You may ask, why is the behavior of Atomic
not the default? Well, this same optimization (Loop Invariant Code Motion) also hoists unnecessary loads from Ref
s and view
s in other loops and the same semantics allow the compiler to concretely evaluate such loads at compile time. If the behavior of Atomic
were the default, the compiler cannot assume that the load will be the same data - and hence, cannot concretely evaluate it at compile time. This would have a very big impact on performance & optimization overall.
So why does adding yield()
help? It’s a good question, and one I don’t have a good answer to. My gut says “because it’s an explicit point where control is given away from the current task”, and that causes the compiler to bail out of any of these sorts of optimizations. It shouldn’t need to though - in principle, it is still allowed to move the load, because there is nothing tying the yield()
to “the Ref
may change”. So I’d classify “adding yield
makes it work” as just as unsafe as not having a synchronization primitive at all.
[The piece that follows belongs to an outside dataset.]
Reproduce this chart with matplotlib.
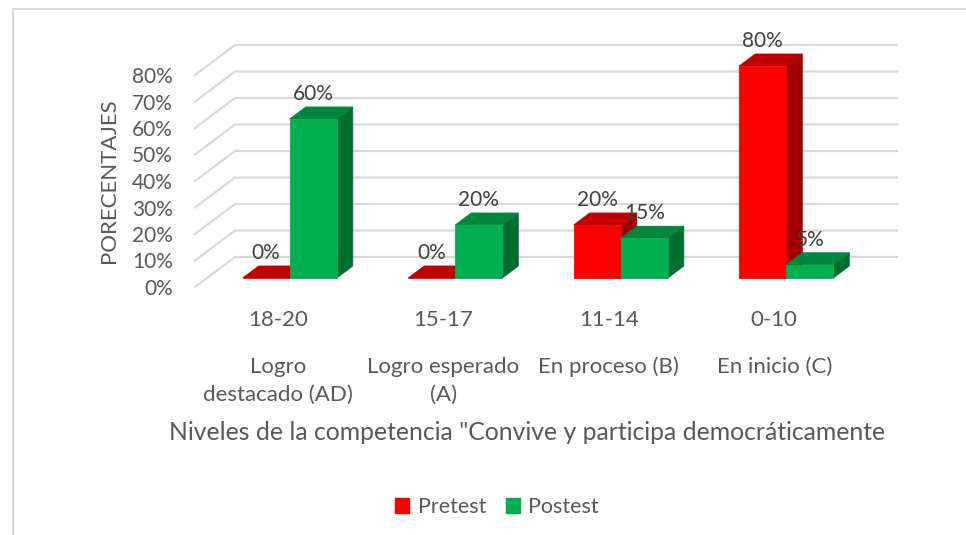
import matplotlib
matplotlib.use('Agg')
import matplotlib.pyplot as plt
from matplotlib.patches import Polygon, Patch, Rectangle

# data
rangos = ['18-20', '15-17', '11-14', '0-10']
niveles = [['Logro', 'destacado (AD)'], ['Logro esperado', '(A)'],
           ['En proceso (B)'], ['En inicio (C)']]
pretest = [0, 0, 20, 80]
postest = [60, 20, 15, 5]
series = [('Pretest', pretest), ('Postest', postest)]
yticks = [0, 10, 20, 30, 40, 50, 60, 70, 80]

# colours: front, top, side
colores = {
    'Pretest': ('#FF0000', '#C00000', '#A00000'),
    'Postest': ('#00B050', '#00873D', '#006E2F'),
}

plt.rcParams['font.family'] = ['Lato', 'DejaVu Sans']
GRIS = '#595959'

fig = plt.figure(figsize=(9.66, 5.35), dpi=100)
# axes = front plane of the 3d box
ax = fig.add_axes([195 / 966, 1 - 287 / 535, 662 / 966, 212 / 535])
ax.set_xlim(-0.5, 3.5)
ax.set_ylim(0, 80)
for s in ax.spines.values():
    s.set_visible(False)

# depth offset of back wall in data units (about 40px right, 30px up)
DX = 40 / 165.5
DY = 30 / 2.65
ANCHO = 0.284
D0, D1 = 0.3, 0.7  # bar front / back depth fraction

# left wall + back wall gridlines
for y in yticks:
    ax.plot([-0.5, -0.5 + DX, 3.5 + DX], [y, y + DY, y + DY],
            color='#D9D9D9', lw=1.6, clip_on=False, zorder=1)


def barra(x0, h, nombre):
    front, top, side = colores[nombre]
    x1 = x0 + ANCHO
    ox0, oy0 = D0 * DX, D0 * DY
    ox1, oy1 = D1 * DX, D1 * DY
    caras = [
        ([(x1 + ox0, oy0), (x1 + ox0, h + oy0), (x1 + ox1, h + oy1), (x1 + ox1, oy1)], side),
        ([(x0 + ox0, h + oy0), (x1 + ox0, h + oy0), (x1 + ox1, h + oy1), (x0 + ox1, h + oy1)], top),
        ([(x0 + ox0, oy0), (x1 + ox0, oy0), (x1 + ox0, h + oy0), (x0 + ox0, h + oy0)], front),
    ]
    for pts, c in caras:
        ax.add_patch(Polygon(pts, closed=True, fc=c, ec=c, lw=0.6,
                             clip_on=False, zorder=3))
    ax.annotate(f'{h}%', (x0 + ANCHO / 2 + ox0, h + oy1), xytext=(0, 9.5),
                textcoords='offset points', ha='center', va='center',
                fontsize=15, color='#404040', zorder=4, annotation_clip=False)


for i in range(len(rangos)):
    barra(i - ANCHO, pretest[i], 'Pretest')
    barra(i, postest[i], 'Postest')

# y axis
ax.set_yticks(yticks)
ax.set_yticklabels([f'{v}%' for v in yticks], fontsize=15, color=GRIS)
ax.tick_params(axis='y', length=0, pad=16)
ax.set_ylabel('PORECENTAJES', fontsize=16, color=GRIS, labelpad=9)

# x axis: two rows of category labels
ax.set_xticks([])
for i in range(len(rangos)):
    ax.annotate(rangos[i], (i, 0), xycoords=('data', 'axes fraction'),
                xytext=(0, -23.5), textcoords='offset points',
                ha='center', va='center', fontsize=16, color=GRIS,
                annotation_clip=False)
    for j, linea in enumerate(niveles[i]):
        ax.annotate(linea, (i, 0), xycoords=('data', 'axes fraction'),
                    xytext=(0, -(80 + 28 * j) * 0.72), textcoords='offset points',
                    ha='center', va='center', fontsize=16, color=GRIS,
                    annotation_clip=False)

fig.text(527 / 966, 1 - 432 / 535,
         'Niveles de la competencia "Convive y participa democráticamente',
         ha='center', va='center', fontsize=17.8, color=GRIS)

# legend
handles = [Patch(color=colores[n][0], label=n) for n, _ in series]
fig.legend(handles=handles, loc='center', bbox_to_anchor=(497 / 966, 1 - 507 / 535),
           ncol=2, frameon=False, fontsize=15.5, labelcolor=GRIS,
           handlelength=0.65, handleheight=0.65, handletextpad=0.4, columnspacing=0.9)

# chart frame
fig.add_artist(Rectangle((13 / 966, -0.1), 1.0, 1.1 - 9 / 535, transform=fig.transFigure,
                         fill=False, ec='#D9D9D9', lw=1.5))

fig.savefig('out.png', dpi=100)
[1] Anticipating some comments: Julia itself does not currently (to my knowledge) do LICM on the Julia level (though there is a PR introducing that). All mentions of LICM in this post refer to what happens on the LLVM IR level.
[2] @jakobnissen asked on Slack whether this means the semantics of the language are being violated:
You do see how this disturbs me, right? It sure looks like the semantics of the language is being violated: The user mutates an object and this mutation is deleted by the compiler, changing the semantics through an optimisation
This is not the case; Ref
doesn’t guarantee squat about multithreading. It’s not true that the write to the Ref
is being deleted, it’s that the written value is never seen by the other tasks, because they (rightly so) thought it was a variable from their own memory, that only they can mutate (and hence no synchronization is needed). That’s why Rust has Arc
(async reference) to use instead of Rc
(non-async reference) when you want to share data/memory across threads - and in fact forces you to use it through their borrow checker.
[3] @jakobnissen also asked whether this is true for any mutable struct:
Are you then saying that actually, it’s illegal in Julia to mutate a Ref in one task while another task is reading it? And if so, does this extend to all mutable, non-atomic structs?
In Julia, it is not illegal to do that, no - we’re not Rust (though I would personally like for this to be illegal! This requires a much more stringent compiler than we have though, and would likely make a lot of @threads
loops immediately much more difficult to write). You do get immediate weird/odd/counterintuitive behavior like the one in this thread, no matter whether it’s RefValue
or a custom user-defined struct
- the semantics (and thus the potential for data races etc) are the same. Barring any @atomic
fields, the struct is assumed to live and be contained entirely to the same task that originally allocated it. This is why synchronization primitives like locks and such are required to safeguard accesses to non-atomic datastructures to make accessing them threadsafe.